Neat Gadgets to Drool Over
A child tracker, CD-ROM changer and autofocus binoculars are among the 14 choices
MINOLTA COMPACT AUTOFOCUS BINOCULARS ($399). Nature lovers, sports fans, concertgoers--binoculars are often required gear for individuals who fall into those groups. But binoculars can be bulky, and compact models often fall short when it comes to magnification, brightness and image clarity. The new Minolta AF 10--sold by some dealers for as little as $200 to $225--wins praise for its sharp, bright images in a stylish, easy-to-handle design, weighs a modest 14 ounces and is only about 4 1/2 inches in length. Eyeglass wearers should appreciate that they can easily sharpen the focus without wearing their glasses. But what particularly sets these 10-power binoculars apart--and contributes to their relatively high cost--is an automatic focusing system, powered by a small lithium battery. Two round buttons on top of the binoculars--as well as focusing adjustments on both lenses--manually set the initial focus. After that, if the view becomes fuzzy because the distance to the subject changes, a push of a button snaps the image back into focus. To stay focused on a moving object, you hold the button down so that the binoculars will make continual adjustments. Using the binoculars takes some practice, since the autofocus works best when the initial manual focus is meticulously done. And when viewing through obstructions--say, zeroing in on a bird behind a leafy branch--it takes finesse to aim so the autofocus doesn't lock on the wrong object. Sometimes you may have to resort to manual focusing.
TEIFOC BRICK KIT ($34 to $110).

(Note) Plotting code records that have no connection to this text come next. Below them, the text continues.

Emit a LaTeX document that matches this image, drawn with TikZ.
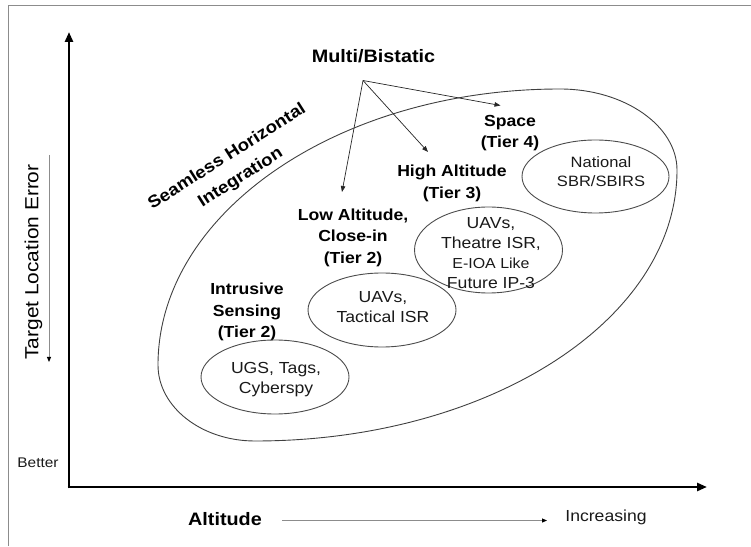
\documentclass[tikz,border=0pt]{standalone}
\usepackage{fontspec}
\setmainfont[FakeStretch=1.1]{Liberation Sans}
\usetikzlibrary{shapes.geometric,arrows.meta}
\begin{document}
\begin{tikzpicture}[x=1pt,y=1pt,
  tier/.style={font=\bfseries\fontsize{16}{21.5}\selectfont, align=center, inner sep=0pt, text=black},
  ringbox/.style={draw=black!70, line width=0.9pt, ellipse, inner sep=0pt},
  ringtext/.style={align=center, inner sep=0pt, font=\fontsize{16}{20}\selectfont, text=black!90},
  axisline/.style={line width=2.6pt, -{Triangle[length=10pt,width=8pt]}},
  thinarrow/.style={line width=0.7pt, draw=black!85, -{Triangle[length=6pt,width=4.5pt]}},
  grayarrow/.style={line width=1pt, draw=black!45, -{Triangle[length=5pt,width=4pt,fill=black,color=black]}}
]
\useasboundingbox (0,0) rectangle (751,546);
% frame
\draw[black!45, line width=1pt] (8,0) -- (8,540) -- (751,540);

% axes
\coordinate (o) at (69,59);
\coordinate (ytip) at (69,514);
\coordinate (xtip) at (707,59);
\draw[axisline] ([yshift=-1.3pt]o) -- (ytip);
\draw[axisline] ([xshift=-1.3pt]o) -- (xtip);

% axis labels
\node[font=\fontsize{14}{16}\selectfont, text=black!90] (better) at (38,83) {Better};
\node[rotate=90, font=\fontsize{19}{22}\selectfont, text=black] (tle) at (33.5,284) {Target Location Error};
\coordinate (tleA) at (49,391);
\coordinate (tleB) at (49,184);
\draw[grayarrow] (tleA) -- (tleB);

\node[font=\bfseries\fontsize{18}{20}\selectfont, text=black] (alt) at (225,27) {Altitude};
\node[font=\fontsize{16}{18}\selectfont, text=black!90] (inc) at (606,29) {Increasing};
\coordinate (aA) at (282,25.5);
\coordinate (aB) at (547,25.5);
\draw[grayarrow] (aA) -- (aB);

% big region (egg-shaped ellipse)
\coordinate (eL) at (158,181);
\coordinate (eT) at (560,457);
\coordinate (eR) at (677,376);
\coordinate (eB) at (255,105);
\draw[black!75, line width=0.9pt]
  (eL) .. controls (158,333) and (338,457) .. (eT)
       .. controls (624.6,457) and (677,420) .. (eR)
       .. controls (677,225.5) and (488,105) .. (eB)
       .. controls (201.5,105) and (158,139) .. (eL) -- cycle;

\node[font=\bfseries\fontsize{17}{25}\selectfont, align=center, rotate=32.5, text=black] (shi) at (234,378.5) {Seamless Horizontal\\Integration};

% multi/bistatic
\node[font=\bfseries\fontsize{18}{20}\selectfont, text=black] (mb) at (373.5,490) {Multi/Bistatic};
\coordinate (mbo) at (363,465.5);
\coordinate (tLow) at (342,354);
\coordinate (tHigh) at (428,394);
\coordinate (tSpace) at (500.5,440.5);
\draw[thinarrow] (mbo) -- (tLow);
\draw[thinarrow] (mbo) -- (tHigh);
\draw[thinarrow] (mbo) -- (tSpace);

% tier labels
\node[tier] (intr) at (247,234) {Intrusive\\Sensing\\(Tier 2)};
\node[tier] (low) at (353,308.5) {Low Altitude,\\Close-in\\(Tier 2)};
\node[tier] (high) at (452,362.5) {High Altitude\\(Tier 3)};
\node[tier] (space) at (510,413) {Space\\(Tier 4)};

% inner ellipses
\node[ringbox, minimum width=148pt, minimum height=74pt] (ugs) at (275,169) {};
\node[ringbox, minimum width=148pt, minimum height=74pt] (tac) at (382,236) {};
\node[ringbox, minimum width=148pt, minimum height=86pt] (thea) at (488.5,296) {};
\node[ringbox, minimum width=147pt, minimum height=73pt] (nat) at (595.5,369.5) {};

\node[ringtext] (ugst) at (276,166) {UGS, Tags,\\Cyberspy};
\node[ringtext] (tact) at (383,239) {UAVs,\\Tactical ISR};
\node[ringtext] (theat) at (491,293) {UAVs,\\Theatre ISR,\\\fontsize{14.5}{19}\selectfont E-IOA Like\\Future IP-3};
\node[ringtext, font=\fontsize{15}{19}\selectfont] (natt) at (601,374) {National\\SBR/SBIRS};
\end{tikzpicture}
\end{document}
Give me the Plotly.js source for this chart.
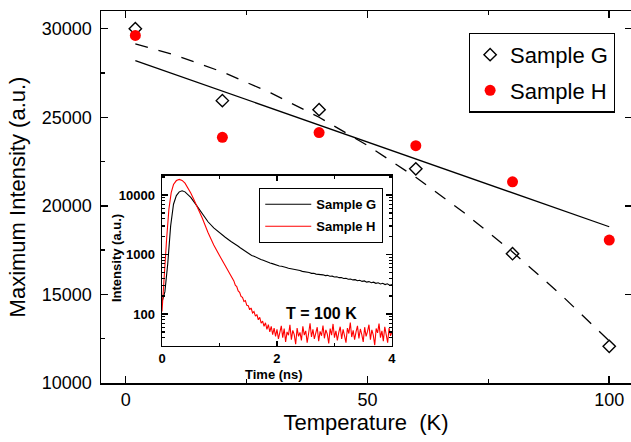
<!DOCTYPE html>
<html>
<head>
<meta charset="utf-8">
<script src="https://cdn.plot.ly/plotly-3.0.1.min.js"></script>
<style>html,body{margin:0;padding:0;background:#fff;}#chart{width:631px;height:442px;}</style>
</head>
<body>
<div id="chart"></div>
<script>
// ---- main chart data ----
var tempG = [2, 20, 40, 60, 80, 100];
var intG  = [30000, 25940, 25430, 22090, 17300, 12070];
var tempH = [2, 20, 40, 60, 80, 100];
var intH  = [29620, 23870, 24140, 23400, 21360, 18070];
var fitLinT = [2, 100];
var fitLinI = [28200, 18820];
var fitQuadT = [2, 10, 20, 30, 40, 50, 60, 70, 80, 90, 100];
var fitQuadI = [29150, 28530, 27560, 26380, 25000, 23410, 21610, 19610, 17400, 14990, 12370];
var yTicks = [10000, 15000, 20000, 25000, 30000];
var yTickText = ['10000', '15000', '20000', '25000', '30000'];
var xTicks = [0, 50, 100];

// ---- inset data (T = 100 K) ----
var timeG = [0, 0.05, 0.1, 0.15, 0.2, 0.25, 0.3, 0.35, 0.4, 0.45, 0.5, 0.6, 0.7, 0.8, 0.9, 1.0, 1.1,
  1.20, 1.24, 1.28, 1.32, 1.36, 1.40, 1.44, 1.48, 1.52, 1.56, 1.60, 1.64, 1.68, 1.72, 1.76, 1.80,
  1.84, 1.88, 1.92, 1.96, 2.00, 2.04, 2.08, 2.12, 2.16, 2.20, 2.24, 2.28, 2.32, 2.36, 2.40, 2.44,
  2.48, 2.52, 2.56, 2.60, 2.64, 2.68, 2.72, 2.76, 2.80, 2.84, 2.88, 2.92, 2.96, 3.00, 3.04, 3.08,
  3.12, 3.16, 3.20, 3.24, 3.28, 3.32, 3.36, 3.40, 3.44, 3.48, 3.52, 3.56, 3.60, 3.64, 3.68, 3.72,
  3.76, 3.80, 3.84, 3.88, 3.92, 3.96, 4.00];
var signalG = [160, 235, 700, 3000, 7000, 9800, 11300, 11800, 11300, 10200, 9100, 6700, 4800, 3550, 2800, 2300, 1950,
  1650, 1570, 1460, 1390, 1300, 1220, 1160, 1080, 1035, 965, 935, 890, 860, 825, 800, 765,
  752, 718, 702, 676, 662, 642, 633, 610, 606, 588, 579, 566, 560, 540, 537, 520, 516, 500, 497, 482,
  482, 468, 466, 452, 455, 442, 446, 430, 433, 418, 422, 408, 410, 395, 398, 384, 388, 374, 378,
  362, 369, 353, 360, 343, 350, 335, 343, 328, 335, 320, 328, 312, 322, 305, 313];

var timeH = [0, 0.04, 0.08, 0.12, 0.16, 0.2, 0.25, 0.3, 0.35, 0.4, 0.45, 0.5, 0.55, 0.6, 0.7, 0.8, 0.9,
  1.000, 1.025, 1.050, 1.075, 1.100, 1.125, 1.150, 1.175, 1.200, 1.225, 1.250, 1.275, 1.300, 1.325,
  1.350, 1.375, 1.400, 1.425, 1.450, 1.475, 1.500, 1.525, 1.550, 1.575, 1.600, 1.625, 1.650, 1.675,
  1.700, 1.725, 1.750, 1.775, 1.800, 1.825, 1.850, 1.875, 1.900, 1.925, 1.950, 1.975, 2.000, 2.025,
  2.050, 2.075, 2.100, 2.125, 2.150, 2.175, 2.200, 2.225, 2.250, 2.275, 2.300, 2.325, 2.350, 2.375,
  2.400, 2.425, 2.450, 2.475, 2.500, 2.525, 2.550, 2.575, 2.600, 2.625, 2.650, 2.675, 2.700, 2.725,
  2.750, 2.775, 2.800, 2.825, 2.850, 2.875, 2.900, 2.925, 2.950, 2.975, 3.000, 3.025, 3.050, 3.075,
  3.100, 3.125, 3.150, 3.175, 3.200, 3.225, 3.250, 3.275, 3.300, 3.325, 3.350, 3.375, 3.400, 3.425,
  3.450, 3.475, 3.500, 3.525, 3.550, 3.575, 3.600, 3.625, 3.650, 3.675, 3.700, 3.725, 3.750, 3.775,
  3.800, 3.825, 3.850, 3.875, 3.900, 3.925, 3.950, 3.975, 4.000];
var signalH = [110, 500, 1800, 5800, 11000, 15000, 17500, 18300, 17600, 15800, 13300, 10800, 8600, 6800, 4100, 2350, 1450,
  960, 870, 830, 745, 660, 610, 540, 495, 440, 395, 360, 305, 290, 245,
  232, 198, 190, 162, 168, 140, 138, 118, 126, 104, 110, 92, 98, 80,
  88, 70, 76, 62, 71, 55, 66, 50, 62, 45, 58, 42, 55, 38,
  52, 63, 40, 57, 34, 50, 44, 66, 37, 53, 45, 31, 58, 42,
  49, 36, 62, 44, 52, 33, 47, 70, 41, 55, 38, 48, 60, 35,
  51, 43, 64, 39, 54, 46, 32, 57, 44, 68, 40, 52, 36, 49,
  61, 38, 55, 43, 33, 58, 47, 72, 41, 53, 37, 50, 63, 39,
  56, 45, 34, 60, 42, 51, 66, 37, 54, 44, 30, 57, 48, 69,
  40, 52, 35, 61, 45, 33, 58, 43, 50];
var insetXTicks = [0, 2, 4];
var insetYTicks = [100, 1000, 10000];
var insetYTickText = ['100', '1000', '10000'];

var minorLog = [];
[10, 100, 1000, 10000].forEach(function (d) { for (var k = 2; k <= 9; k++) minorLog.push(k * d); });

var FONT = 'Liberation Sans, Arial, Helvetica, sans-serif';

var traces = [
  {x: fitQuadT, y: fitQuadI, xaxis: 'x', yaxis: 'y', mode: 'lines', showlegend: false,
   line: {color: '#000', width: 1.3, dash: '13px,11px'}},
  {x: fitLinT, y: fitLinI, xaxis: 'x', yaxis: 'y', mode: 'lines', showlegend: false,
   line: {color: '#000', width: 1.3}},
  {x: tempG, y: intG, xaxis: 'x', yaxis: 'y', mode: 'markers', name: 'Sample G', legend: 'legend', legendgroup: 'g',
   marker: {symbol: 'diamond-open', size: 9.5, color: '#000', line: {width: 1.4, color: '#000'}}},
  {x: tempH, y: intH, xaxis: 'x', yaxis: 'y', mode: 'markers', name: 'Sample H', legend: 'legend', legendgroup: 'h',
   marker: {symbol: 'circle', size: 11, color: '#ff0000', line: {width: 0}}},
  {x: [], y: [], xaxis: 'x', yaxis: 'y4', mode: 'markers', showlegend: false},
  {x: timeG, y: signalG, xaxis: 'x2', yaxis: 'y3', mode: 'lines', name: '<b>Sample G</b>', legend: 'legend2', legendgroup: 'ig',
   line: {color: '#000', width: 1.1}},
  {x: timeH, y: signalH, xaxis: 'x2', yaxis: 'y3', mode: 'lines', name: '<b>Sample H</b>', legend: 'legend2', legendgroup: 'ih',
   line: {color: '#ff0000', width: 1.1}}
];

var axisCommon = {showline: true, linecolor: '#000', linewidth: 1.5, ticks: 'inside', tickcolor: '#000',
  tickwidth: 1.5, showgrid: false, zeroline: false};

var layout = {
  width: 631, height: 442,
  margin: {l: 101, r: 0, t: 11, b: 59},
  paper_bgcolor: '#fff', plot_bgcolor: '#fff',
  font: {family: FONT, color: '#000'},
  xaxis: Object.assign({}, axisCommon, {
    domain: [0, 1], range: [-5.1, 104.5], tickvals: xTicks, ticktext: xTicks.map(String), ticklen: 7, mirror: 'ticks',
    minor: {tickvals: [25, 75], ticklen: 4, ticks: 'inside', tickcolor: '#000', tickwidth: 1.5},
    tickfont: {size: 18, family: FONT}, ticklabelstandoff: 0,
    title: {text: 'Temperature  (K)', font: {size: 22, family: FONT}, standoff: 4}
  }),
  yaxis: Object.assign({}, axisCommon, {
    domain: [0, 1], range: [10000, 31000], tickvals: yTicks, ticktext: yTickText, ticklen: 7,
    minor: {tickvals: [12500, 17500, 22500, 27500], ticklen: 4, ticks: 'inside', tickcolor: '#000', tickwidth: 1.5},
    tickfont: {size: 18, family: FONT}, ticklabelstandoff: 4,
    title: {text: 'Maximum Intensity (a.u.)', font: {size: 22, family: FONT}, standoff: 10}
  }),
  yaxis4: {overlaying: 'y', side: 'right', range: [10000, 31000], tickvals: yTicks,
    ticks: 'inside', ticklen: 6, tickwidth: 1.5, tickcolor: '#000', showticklabels: false, showline: false,
    showgrid: false, zeroline: false},
  xaxis2: Object.assign({}, axisCommon, {
    domain: [0.1151, 0.549], anchor: 'y3', range: [0, 4], tickvals: insetXTicks, ticktext: insetXTicks.map(String),
    ticklen: 5, mirror: 'ticks',
    minor: {tickvals: [1, 3], ticklen: 3, ticks: 'inside', tickcolor: '#000', tickwidth: 1.3},
    tickfont: {size: 13, family: FONT, weight: 'bold'}, ticklabelstandoff: 0
  }),
  yaxis3: Object.assign({}, axisCommon, {
    domain: [0.1003, 0.5565], anchor: 'x2', type: 'log', range: [1.467, 4.32],
    tickvals: insetYTicks, ticktext: insetYTickText, ticklen: 6, mirror: 'ticks',
    minor: {tickvals: minorLog, ticklen: 3, ticks: 'inside', tickcolor: '#000', tickwidth: 1.3},
    tickfont: {size: 13, family: FONT, weight: 'bold'}, ticklabelstandoff: 3
  }),
  legend: {x: 0.694, y: 0.942, xanchor: 'left', yanchor: 'top', bgcolor: '#fff', bordercolor: '#000', borderwidth: 1.3,
    font: {size: 22, family: FONT}, tracegroupgap: 4, itemwidth: 30},
  legend2: {x: 0.298, y: 0.524, xanchor: 'left', yanchor: 'top', bgcolor: '#fff', bordercolor: '#000', borderwidth: 1.3,
    font: {size: 13, family: FONT}, tracegroupgap: 2, itemwidth: 46},
  annotations: [
    {xref: 'paper', yref: 'paper', x: 0.4164, y: 0.1874, text: '<b>T = 100 K</b>', showarrow: false,
     font: {size: 16, family: FONT}, xanchor: 'center', yanchor: 'middle'},
    {xref: 'paper', yref: 'paper', x: 0.3264, y: 0.0225, text: '<b>Time (ns)</b>', showarrow: false,
     font: {size: 13, family: FONT}, xanchor: 'center', yanchor: 'middle'},
    {xref: 'paper', yref: 'paper', x: 0.0283, y: 0.336, text: '<b>Intensity (a.u.)</b>', showarrow: false, textangle: -90,
     font: {size: 13, family: FONT}, xanchor: 'center', yanchor: 'middle'}
  ]
};

Plotly.newPlot('chart', traces, layout, {displayModeBar: false, staticPlot: true});
</script>
</body>
</html>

Remember The Three Little Pigs? If you were the third little pig--the prudent one--and were very little, you might build a charming, wolfproof house from this kit of tiny clay bricks and assorted trappings. But human beings, too, will have a wonderful time fashioning imaginative structures, messily deploying a miniature trowel to butter the little bricks with mortar mixed from scratch like the real stuff. Doors and windows that open, a garden gate and roofing tiles the size of a child's fingernail add verisimilitude. The kits are made in Spain. The instructions, supplied in seven languages, are so terse as to be almost useless and the English translation strictly for laughs ("The wooden and plastic parts can be sticked also with this cement"). But so what? Use your imagination. If you hate what you make, soak the whole thing in water. The mortar dissolves and you can start over. In the United States, Teifoc kits are sold only through Tenzing & Pema, an upscale Manhattan toy store, (212) 288-8780 (shipping is $6 to $15, depending on distance and the particular kit ordered). Three kits, plus extra bricks, mortar and windows, are available that yield homes from cottage- to near mansion-size. And you don't have to sweat the effect of rising interest rates on your ability to afford one.